Uma de suas preocupações era desenvolver uma forma engajada de fazer cinema. No livro e em artigos da época percebe-se sua preocupação com um cinema revolucionário. Era veemente e radical a ponto de chamar de fascista o filme O cangaceiro, ganhador da menção honrosa do Festival de Cannes, pelo seu apelo ao nacionalismo.


- Glauber não era de fazer gracinhas. Era um homem bomba - comenta Reynaldo Jardim, criador do SDJB. - Ele ia ao jornal com alguma freqüência, mesmo quando era para não entregar artigos. Podia não conhecer toda equipe. Mas toda equipe já o admirava pelo talento e rebeldia. Por lá ele sempre foi muito querido.


Sua relação com os jornalistas da época era pacífica, não só por ser um deles, mas também porque muitos jornalistas defendiam o cinema novo. Os cineastas é que sofriam em sua mão.

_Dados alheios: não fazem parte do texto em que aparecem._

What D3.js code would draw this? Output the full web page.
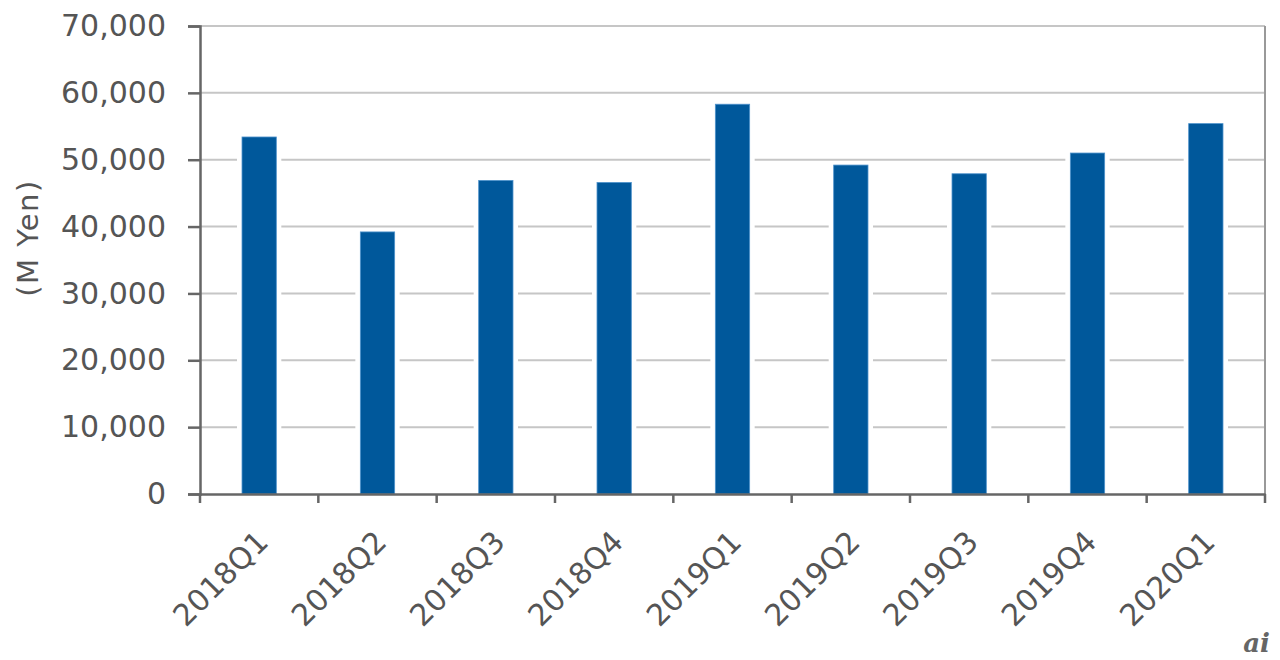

A nova edição de Revisão crítica do cinema brasileiro traz uma fortuna crítica com algumas das reações à sua primeira edição. Entre elas, uma de B. J. Duarte, publicado em 10 de novembro de 1963, logo que a obra foi lançada, trazendo uma bela descrição de Glauber e de sua forma de escrever: 'De seu físico me lembro bem: rapaz magro, de roupa e cabelo desalinhados, falando com volubilidade e grandes gestos abarcando a frase. De seu espírito pude avaliar o peso através de seus escritos na imprensa carioca, ou pelo testemunho de amizade comum (...) Pois bem, ao ler agora a obra de Glauber Rocha, parece-me que estou a vê-lo, cabelos revoltos e roupa desmanzelada... Porque seu livro se parece com ele, na linguagem pouco cuidada, naquele seu estilo irreverente, às vezes desabrido.' Mas nos quatro artigos seguintes, publicados no mesmo ano, B. J. Duarte mete o pau no cineasta e no livro. De pedra, o polemista virou vidraça.